## RECORDED INFORMATION
"""

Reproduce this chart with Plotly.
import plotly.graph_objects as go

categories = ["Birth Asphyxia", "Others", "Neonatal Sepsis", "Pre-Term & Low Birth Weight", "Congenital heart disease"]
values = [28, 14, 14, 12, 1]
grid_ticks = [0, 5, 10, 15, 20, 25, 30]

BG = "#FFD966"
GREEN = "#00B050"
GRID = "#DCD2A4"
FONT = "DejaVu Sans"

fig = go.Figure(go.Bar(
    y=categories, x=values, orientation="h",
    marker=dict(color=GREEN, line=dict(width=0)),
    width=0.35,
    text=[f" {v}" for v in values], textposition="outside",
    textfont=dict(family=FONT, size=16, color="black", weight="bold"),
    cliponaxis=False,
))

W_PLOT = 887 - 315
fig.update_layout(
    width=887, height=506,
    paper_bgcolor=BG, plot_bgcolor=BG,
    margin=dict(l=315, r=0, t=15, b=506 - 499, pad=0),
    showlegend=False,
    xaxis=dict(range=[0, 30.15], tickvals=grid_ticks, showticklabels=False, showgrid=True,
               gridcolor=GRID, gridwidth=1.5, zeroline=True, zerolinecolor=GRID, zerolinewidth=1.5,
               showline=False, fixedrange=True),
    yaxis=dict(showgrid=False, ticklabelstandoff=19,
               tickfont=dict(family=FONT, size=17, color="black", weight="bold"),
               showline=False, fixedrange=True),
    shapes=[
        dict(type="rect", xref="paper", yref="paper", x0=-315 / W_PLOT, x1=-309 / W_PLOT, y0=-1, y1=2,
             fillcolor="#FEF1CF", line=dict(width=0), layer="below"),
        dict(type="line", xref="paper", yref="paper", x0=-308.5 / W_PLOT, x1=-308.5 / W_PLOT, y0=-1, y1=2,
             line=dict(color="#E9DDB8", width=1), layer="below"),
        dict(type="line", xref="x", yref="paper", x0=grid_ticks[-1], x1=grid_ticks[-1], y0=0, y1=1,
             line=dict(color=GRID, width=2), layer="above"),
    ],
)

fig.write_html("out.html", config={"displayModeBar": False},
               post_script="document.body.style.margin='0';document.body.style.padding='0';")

"""

## TO BE DONE
Write the listing out again, exactly as shown above.

## EXERCISE OUTPUT
Reproduce this chart with Plotly.
import plotly.graph_objects as go

categories = ["Birth Asphyxia", "Others", "Neonatal Sepsis", "Pre-Term & Low Birth Weight", "Congenital heart disease"]
values = [28, 14, 14, 12, 1]
grid_ticks = [0, 5, 10, 15, 20, 25, 30]

BG = "#FFD966"
GREEN = "#00B050"
GRID = "#DCD2A4"
FONT = "DejaVu Sans"

fig = go.Figure(go.Bar(
    y=categories, x=values, orientation="h",
    marker=dict(color=GREEN, line=dict(width=0)),
    width=0.35,
    text=[f" {v}" for v in values], textposition="outside",
    textfont=dict(family=FONT, size=16, color="black", weight="bold"),
    cliponaxis=False,
))

W_PLOT = 887 - 315
fig.update_layout(
    width=887, height=506,
    paper_bgcolor=BG, plot_bgcolor=BG,
    margin=dict(l=315, r=0, t=15, b=506 - 499, pad=0),
    showlegend=False,
    xaxis=dict(range=[0, 30.15], tickvals=grid_ticks, showticklabels=False, showgrid=True,
               gridcolor=GRID, gridwidth=1.5, zeroline=True, zerolinecolor=GRID, zerolinewidth=1.5,
               showline=False, fixedrange=True),
    yaxis=dict(showgrid=False, ticklabelstandoff=19,
               tickfont=dict(family=FONT, size=17, color="black", weight="bold"),
               showline=False, fixedrange=True),
    shapes=[
        dict(type="rect", xref="paper", yref="paper", x0=-315 / W_PLOT, x1=-309 / W_PLOT, y0=-1, y1=2,
             fillcolor="#FEF1CF", line=dict(width=0), layer="below"),
        dict(type="line", xref="paper", yref="paper", x0=-308.5 / W_PLOT, x1=-308.5 / W_PLOT, y0=-1, y1=2,
             line=dict(color="#E9DDB8", width=1), layer="below"),
        dict(type="line", xref="x", yref="paper", x0=grid_ticks[-1], x1=grid_ticks[-1], y0=0, y1=1,
             line=dict(color=GRID, width=2), layer="above"),
    ],
)

fig.write_html("out.html", config={"displayModeBar": False},
               post_script="document.body.style.margin='0';document.body.style.padding='0';")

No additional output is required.